The market has been kind to Gunns this week, marking the timber company’s shares down by just 32 per cent since the surprise announcement that net profit tumbled by 98 per cent to $420,000 in the first half due to weak woodchip demand out of Asia and currency pressures.

With no improvement in operating conditions on the horizon, and little investor confidence in the company’s ability to manage its assets, the survival of Gunns is in question. The company has just four months to deliver a solution before bank covenant breaches, with ugly consequences, become a possibility.

The company is pinning its hopes on a planned corporate reorganisation into four divisions in a bid to attract investment into its long-delayed $2 billion Bell Bay pulp mill and to highlight the underlying value of plantation assets. The challenge of completing the restructure and attracting external investment is out of step with the tight timetable, so its management and advisers from Nomura Australia should not be expecting much sleep between now and the end of June.

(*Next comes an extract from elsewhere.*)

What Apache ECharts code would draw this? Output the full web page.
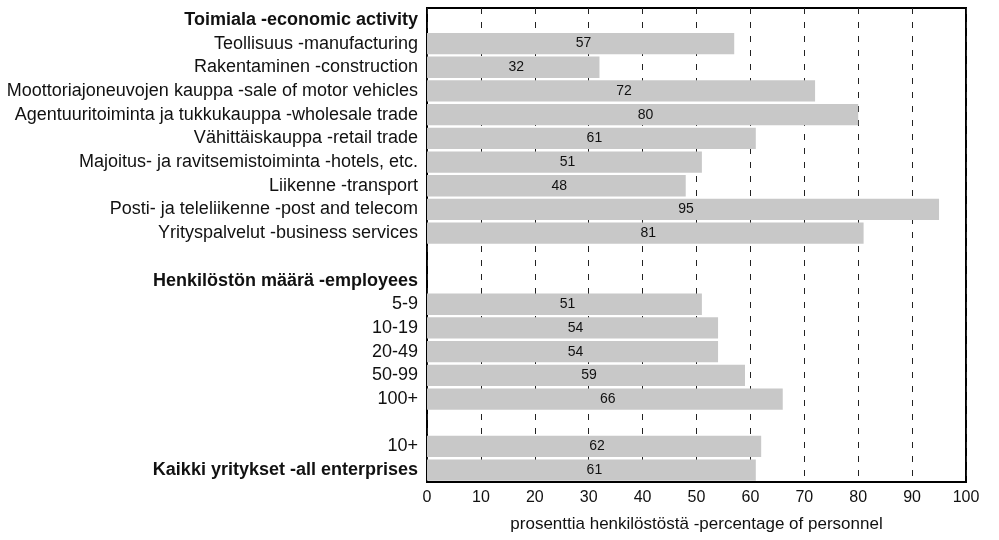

Shareholders turning their minds to disaster scenarios may take some comfort from the value of assets on the Gunns balance sheet. The company’s plantation assets have a book value of about $1.2 billion, while debt and hybrid securities total about

$780 million. Therefore, even without attributing value to the Gunns operating businesses in woodchips and sawn timber, shareholders would share in about $420 million of net assets (about 52c per share, a little shy of the current share price of 58.5c) on a winding-up, provided that the plantations can be sold for book value.

And there’s the rub. With the woodchip market in the doldrums, buyers are unlikely to place full value on the plantation assets without a nearby pulp mill.